In your case, you are taking the 800 PA and doing your magic to get r=.80.  It’s still 400 PA in each sample, and so, that’s how I have to handle it.

Do you disagree?

I’m not 100% sure I’m right, but I think I’m 99% sure.

I think Tango’s right on this one.  I’m 99% sure also.

@TT/25 I see. Going with a temporally sequenced example, say I collect 30 plate appearances for Johnny Strongarm. He strikes-out 10 guys, as he is “teh awesome”. His next 30, he K’s 9 guys. An amazingly high correlation. Turns out, that stat is reliable around 30 PA, and going out to 60 PA proved it (across a larger sample blah blah blah). The point is, the 2nd half, as it were, shows how reliable the first half was or wasn’t.

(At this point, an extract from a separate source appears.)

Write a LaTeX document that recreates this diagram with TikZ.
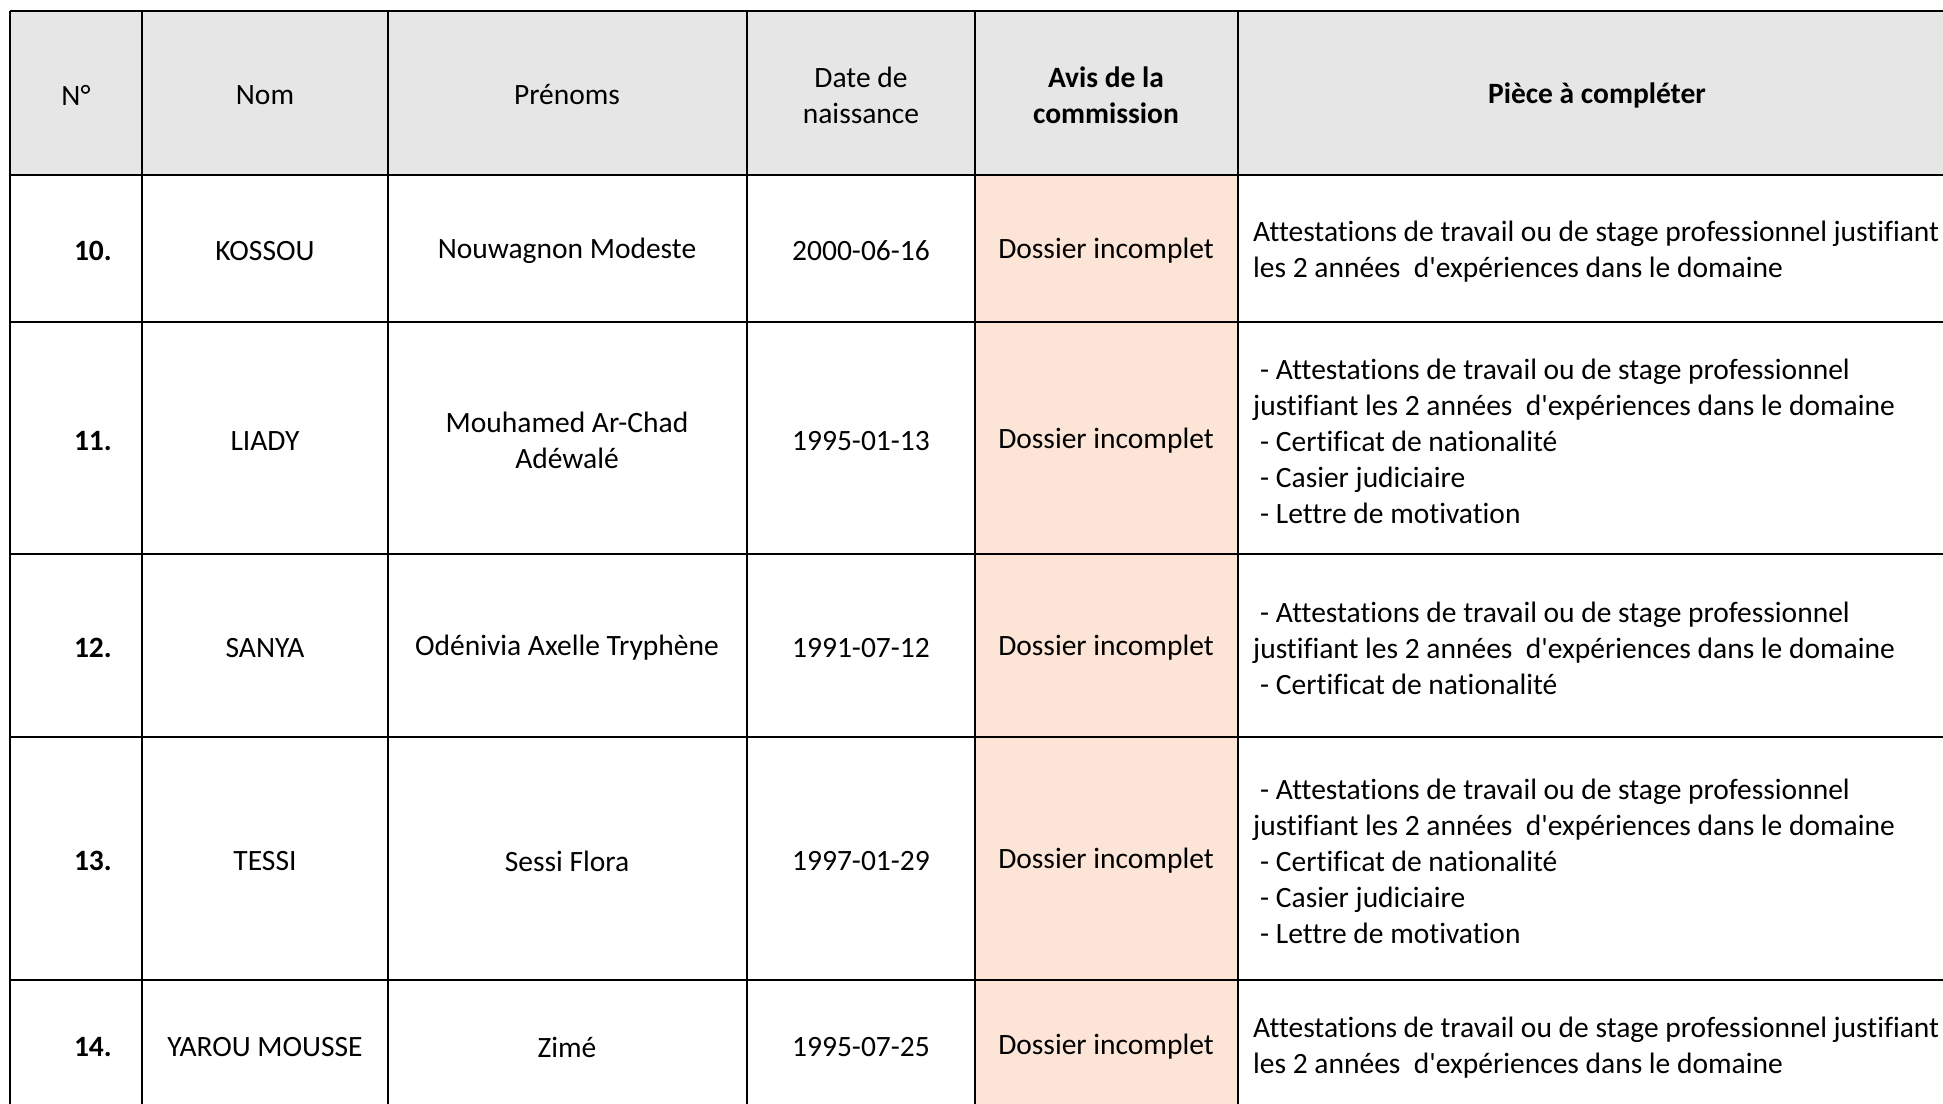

Right, I think we are in agreement then?

Indeed we are.

Next question: how are you “fitting” A? It seems right around average or median of the collection of estimated A (I’m running a fresh batch now, btw, will be done after I get home tonight), but not a weighted average but n .... ?

I’m weighting by n*PA.  So, if you have 100 pitchers at 250 PA, that’s a weight of 25000.

I don’t know if that is correct, but, it’s better than a simple average.  Maybe I should do sqrt(n)*PA as the weight.

Plus, I do a little extra thing of trial and error that I should try to figure out mathematically at some point.  We’re not trying to best-fit “A”, but the estimate of r compared to actual r.